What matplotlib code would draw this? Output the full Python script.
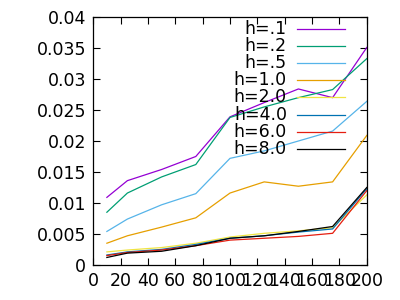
import numpy as np
import matplotlib
matplotlib.use("Agg")
import matplotlib.pyplot as plt

# x positions shared by every series
x = [10, 25, 50, 75, 100, 125, 150, 175, 200]

labels = ['h=.1', 'h=.2', 'h=.5', 'h=1.0', 'h=2.0', 'h=4.0', 'h=6.0', 'h=8.0']
h01 = [0.0109, 0.0136, 0.0154, 0.0175, 0.0239, 0.0262, 0.0284, 0.0270, 0.0351]
h02 = [0.0085, 0.0116, 0.0142, 0.0162, 0.0238, 0.0255, 0.0270, 0.0283, 0.0333]
h05 = [0.0054, 0.0074, 0.0097, 0.0115, 0.0172, 0.0184, 0.0200, 0.0216, 0.0264]
h10 = [0.0035, 0.0047, 0.0061, 0.0076, 0.0116, 0.0134, 0.0127, 0.0134, 0.0209]
h20 = [0.0021, 0.0024, 0.0028, 0.0035, 0.0045, 0.0051, 0.0055, 0.0060, 0.0113]
h40 = [0.0016, 0.0021, 0.0025, 0.0033, 0.0043, 0.0047, 0.0053, 0.0058, 0.0123]
h60 = [0.0015, 0.0020, 0.0024, 0.0031, 0.0040, 0.0043, 0.0046, 0.0051, 0.0120]
h80 = [0.0012, 0.0019, 0.0022, 0.0031, 0.0043, 0.0047, 0.0054, 0.0062, 0.0125]
series = [h01, h02, h05, h10, h20, h40, h60, h80]

# gnuplot default line colours
colors = ['#9400d3', '#009e73', '#56b4e9', '#e69f00',
          '#f0e442', '#0072b2', '#e51e10', '#000000']

plt.rcParams['font.family'] = ['DejaVu Sans']
plt.rcParams['font.size'] = 12.5

fig = plt.figure(figsize=(4, 3), dpi=100)
ax = fig.add_axes([0.233, 0.117, 0.684, 0.826])

for ys, c in zip(series, colors):
    ax.plot(x, ys, color=c, lw=0.9)

ax.set_xlim(0, 200)
ax.set_ylim(0, 0.04)
ax.set_xticks(np.arange(0, 201, 20))
ax.set_yticks(np.arange(0, 0.0401, 0.005))
ax.set_yticklabels(['0', '0.005', '0.01', '0.015', '0.02', '0.025', '0.03', '0.035', '0.04'])
ax.tick_params(direction='in', top=True, right=True, length=5, width=0.8, pad=5)
for s in ax.spines.values():
    s.set_linewidth(0.9)

# gnuplot-style key: right-aligned text, sample line to its right
h_px = 248
for i, (lab, c) in enumerate(zip(labels, colors)):
    yf = (265 - (28.5 + 17.2 * i)) / h_px
    ax.text(0.708, yf, lab, transform=ax.transAxes, ha='right', va='center')
    ax.plot([0.744, 0.921], [yf, yf], transform=ax.transAxes, color=c, lw=0.9)

fig.savefig('out.png', dpi=100)
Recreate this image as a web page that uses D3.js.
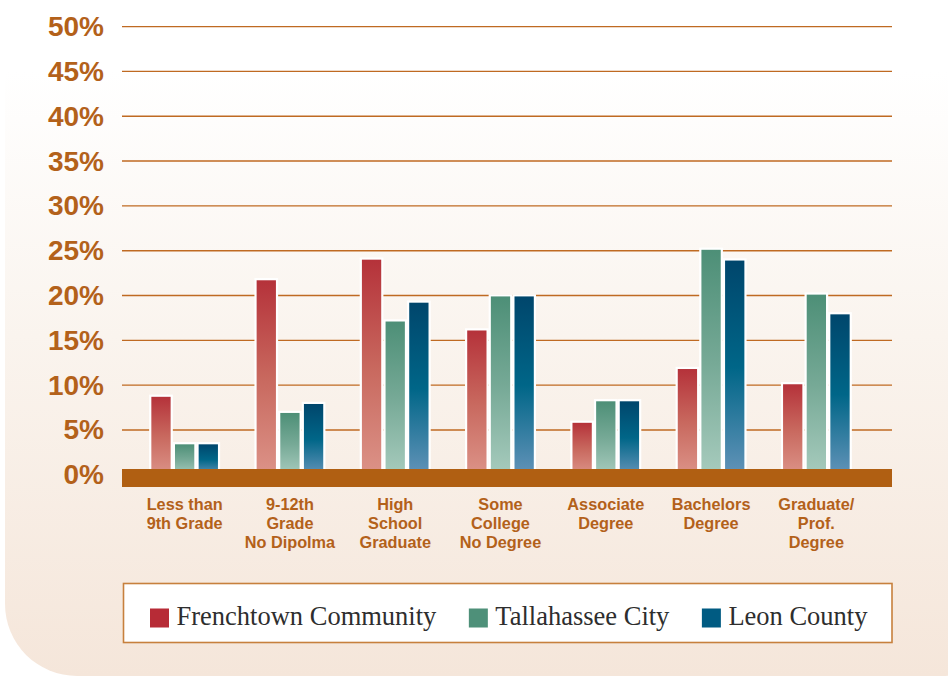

::::

**STATED EXERCISE:**
Quote each record exactly as it stands, minus the pictures.

**RESULT OF THIS TASK:**
What matplotlib code would draw this? Output the full Python script.
import numpy as np
import matplotlib
matplotlib.use("Agg")
import matplotlib.pyplot as plt

# x positions shared by every series
x = [10, 25, 50, 75, 100, 125, 150, 175, 200]

labels = ['h=.1', 'h=.2', 'h=.5', 'h=1.0', 'h=2.0', 'h=4.0', 'h=6.0', 'h=8.0']
h01 = [0.0109, 0.0136, 0.0154, 0.0175, 0.0239, 0.0262, 0.0284, 0.0270, 0.0351]
h02 = [0.0085, 0.0116, 0.0142, 0.0162, 0.0238, 0.0255, 0.0270, 0.0283, 0.0333]
h05 = [0.0054, 0.0074, 0.0097, 0.0115, 0.0172, 0.0184, 0.0200, 0.0216, 0.0264]
h10 = [0.0035, 0.0047, 0.0061, 0.0076, 0.0116, 0.0134, 0.0127, 0.0134, 0.0209]
h20 = [0.0021, 0.0024, 0.0028, 0.0035, 0.0045, 0.0051, 0.0055, 0.0060, 0.0113]
h40 = [0.0016, 0.0021, 0.0025, 0.0033, 0.0043, 0.0047, 0.0053, 0.0058, 0.0123]
h60 = [0.0015, 0.0020, 0.0024, 0.0031, 0.0040, 0.0043, 0.0046, 0.0051, 0.0120]
h80 = [0.0012, 0.0019, 0.0022, 0.0031, 0.0043, 0.0047, 0.0054, 0.0062, 0.0125]
series = [h01, h02, h05, h10, h20, h40, h60, h80]

# gnuplot default line colours
colors = ['#9400d3', '#009e73', '#56b4e9', '#e69f00',
          '#f0e442', '#0072b2', '#e51e10', '#000000']

plt.rcParams['font.family'] = ['DejaVu Sans']
plt.rcParams['font.size'] = 12.5

fig = plt.figure(figsize=(4, 3), dpi=100)
ax = fig.add_axes([0.233, 0.117, 0.684, 0.826])

for ys, c in zip(series, colors):
    ax.plot(x, ys, color=c, lw=0.9)

ax.set_xlim(0, 200)
ax.set_ylim(0, 0.04)
ax.set_xticks(np.arange(0, 201, 20))
ax.set_yticks(np.arange(0, 0.0401, 0.005))
ax.set_yticklabels(['0', '0.005', '0.01', '0.015', '0.02', '0.025', '0.03', '0.035', '0.04'])
ax.tick_params(direction='in', top=True, right=True, length=5, width=0.8, pad=5)
for s in ax.spines.values():
    s.set_linewidth(0.9)

# gnuplot-style key: right-aligned text, sample line to its right
h_px = 248
for i, (lab, c) in enumerate(zip(labels, colors)):
    yf = (265 - (28.5 + 17.2 * i)) / h_px
    ax.text(0.708, yf, lab, transform=ax.transAxes, ha='right', va='center')
    ax.plot([0.744, 0.921], [yf, yf], transform=ax.transAxes, color=c, lw=0.9)

fig.savefig('out.png', dpi=100)
Recreate this image as a web page that uses D3.js.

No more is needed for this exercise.